A second panel discussion on the topic of sustainability involved Stephanie Finck, from Salesforce, Agnes Heftberger, from IBM and Ilias Iakovidis from the European Commission’s DG CONNECT. Ms Heftberger kicked things off by stating that technology has both virtues and risks, and pointed to a number of initiatives undertaken by IBM to promote digital skills and transparency. Ms Finck followed by highlighting the importance of leadership in attaining sustainability goals. Mr Iakovidis pointed out that the ICT sector is a major contributor to emissions, with heavily energy intensive processes. He underscored the importance of green-jacketing the industry and taking into account the sector’s footprint.

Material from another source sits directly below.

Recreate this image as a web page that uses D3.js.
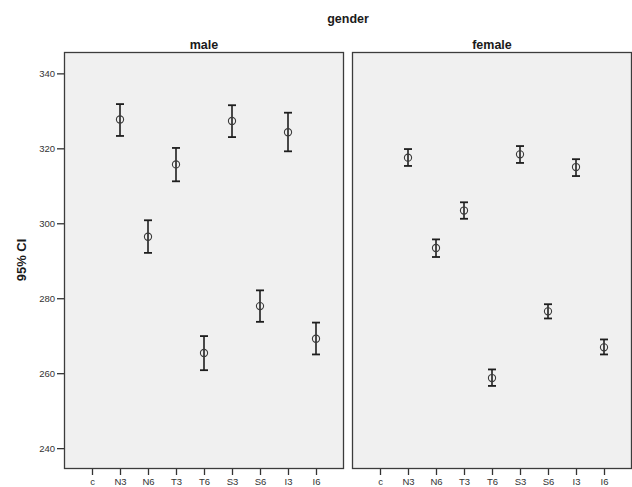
<!DOCTYPE html>
<html>
<head>
<meta charset="utf-8">
<script src="https://cdn.jsdelivr.net/npm/d3@7"></script>
<style>
  html, body { margin: 0; padding: 0; background: #ffffff; }
  svg { display: block; }
  text { font-family: "Liberation Sans", Arial, sans-serif; }
</style>
</head>
<body>
<div id="chart"></div>
<script>
// Categories on the x axis (c has no estimate)
const categories = ["c", "N3", "N6", "T3", "T6", "S3", "S6", "I3", "I6"];
const panels = ["male", "female"];
const yTicks = [240, 260, 280, 300, 320, 340];

// Mean and 95% CI bounds per category, male
const maleMean  = [null, 327.7, 296.4, 315.7, 265.4, 327.3, 277.9, 324.3, 269.2];
const maleLower = [null, 323.3, 292.1, 311.2, 260.8, 323.0, 273.7, 319.2, 265.0];
const maleUpper = [null, 331.8, 300.8, 320.1, 269.9, 331.5, 282.1, 329.5, 273.5];

// Mean and 95% CI bounds per category, female
const femaleMean  = [null, 317.5, 293.4, 303.4, 258.7, 318.4, 276.5, 315.0, 266.9];
const femaleLower = [null, 315.3, 291.0, 301.2, 256.6, 316.1, 274.6, 312.6, 265.0];
const femaleUpper = [null, 319.8, 295.7, 305.6, 261.0, 320.6, 278.4, 317.1, 269.0];

const W = 632, H = 487;
const plotTop = 52, plotBottom = 468;
const panelX = [[64, 344], [352, 632]];

const series = [
  { mean: maleMean, lower: maleLower, upper: maleUpper },
  { mean: femaleMean, lower: femaleLower, upper: femaleUpper }
];

const svg = d3.select("#chart").append("svg")
  .attr("width", W).attr("height", H);

const y = d3.scaleLinear().domain([234.7, 345.7]).range([plotBottom, plotTop]);

// Overall facet title
svg.append("text")
  .attr("x", (panelX[0][0] + panelX[1][1]) / 2).attr("y", 23)
  .attr("text-anchor", "middle")
  .style("font-size", "12.5px").style("font-weight", "bold").attr("fill", "#1a1a1a")
  .text("gender");

// Y axis title
svg.append("text")
  .attr("transform", `translate(26,${(plotTop + plotBottom) / 2}) rotate(-90)`)
  .attr("text-anchor", "middle")
  .style("font-size", "13px").style("font-weight", "bold").attr("fill", "#1a1a1a")
  .text("95% CI");

panels.forEach((name, i) => {
  const [x0, x1] = panelX[i];
  const x = d3.scalePoint().domain(categories).range([x0, x1]).padding(1);
  const g = svg.append("g");

  // Panel background and frame
  g.append("rect")
    .attr("x", x0 + 0.5).attr("y", plotTop + 0.5)
    .attr("width", x1 - x0 - 1).attr("height", plotBottom - plotTop)
    .attr("fill", "#f0f0f0").attr("stroke", "#3c3c3c").attr("stroke-width", 1.3);

  // Panel label
  g.append("text")
    .attr("x", (x0 + x1) / 2).attr("y", 49)
    .attr("text-anchor", "middle")
    .style("font-size", "12.5px").style("font-weight", "bold").attr("fill", "#1a1a1a")
    .text(name);

  // X axis
  const xAxis = g.append("g")
    .attr("transform", `translate(0,${plotBottom + 1})`)
    .call(d3.axisBottom(x).tickSize(6).tickPadding(3));
  xAxis.select(".domain").remove();
  xAxis.selectAll(".tick line").attr("stroke", "#333").attr("stroke-width", 1.3);
  xAxis.selectAll(".tick text")
    .style("font-size", "9.5px").style("font-family", "'Liberation Sans', Arial, sans-serif")
    .attr("fill", "#333");

  // Y axis on the first panel only
  if (i === 0) {
    const yAxis = g.append("g")
      .attr("transform", `translate(${x0},0)`)
      .call(d3.axisLeft(y).tickValues(yTicks).tickSize(7).tickPadding(2));
    yAxis.select(".domain").remove();
    yAxis.selectAll(".tick line").attr("stroke", "#333").attr("stroke-width", 1.3);
    yAxis.selectAll(".tick text")
      .style("font-size", "9.5px").style("font-family", "'Liberation Sans', Arial, sans-serif")
      .attr("fill", "#333");
  }

  const s = series[i];
  const rows = categories.map((c, k) => ({
    cat: c, mean: s.mean[k], lower: s.lower[k], upper: s.upper[k]
  })).filter(d => d.mean !== null);

  const bars = g.selectAll("g.bar").data(rows).enter().append("g").attr("class", "bar");
  const capHalf = 4;

  // CI whisker
  bars.append("line")
    .attr("x1", d => x(d.cat)).attr("x2", d => x(d.cat))
    .attr("y1", d => y(d.upper)).attr("y2", d => y(d.lower))
    .attr("stroke", "#1e1e1e").attr("stroke-width", 1.6);
  // Caps
  bars.append("line")
    .attr("x1", d => x(d.cat) - capHalf).attr("x2", d => x(d.cat) + capHalf)
    .attr("y1", d => y(d.upper)).attr("y2", d => y(d.upper))
    .attr("stroke", "#1e1e1e").attr("stroke-width", 1.8);
  bars.append("line")
    .attr("x1", d => x(d.cat) - capHalf).attr("x2", d => x(d.cat) + capHalf)
    .attr("y1", d => y(d.lower)).attr("y2", d => y(d.lower))
    .attr("stroke", "#1e1e1e").attr("stroke-width", 1.8);
  // Mean marker
  bars.append("circle")
    .attr("cx", d => x(d.cat)).attr("cy", d => y(d.mean))
    .attr("r", 3.6)
    .attr("fill", "#f0f0f0").attr("fill-opacity", 0)
    .attr("stroke", "#3a3a3a").attr("stroke-width", 1.1);
});
</script>
</body>
</html>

Helen Dixon, Irish Commissioner for Data Protection, and Rohit Chopra of the US Federal Trade Commission (FTC) took part in the second fireside chat of the day, which dealt with the topic of privacy. The discussion was largely oriented around the Privacy Shield framework, the EU’s GDPR, which Ms Dixon described as state-of-the-art, and enforcement of privacy law. Mr Chopra spoke of the differences in approach to the subject of privacy, which the US has dealt with on a sector-by-sector basis. He also drew on past cases of the FTC that had resulted in large fines to multinational companies to highlight the ongoing reflection on remedies in the US. Ms Dixon, for her part, pointed out that the GDPR is prescriptive in remedies – focusing on correcting the initial violation first and foremost, with financial penalties serving as an instrument of deterrence. Both speakers agreed that remedies should discriminate between sincere efforts to comply with privacy laws, and flagrant breaches.

To round off the conference, Michael Lally from the US Mission to the EU gave some closing remarks. He highlighted the mutual value of the transatlantic partnership to each other’s economies. He also echoed the importance of the mutual values that bind the US and the EU – including freedom, democracy and rule of law – to the digital sector and beyond.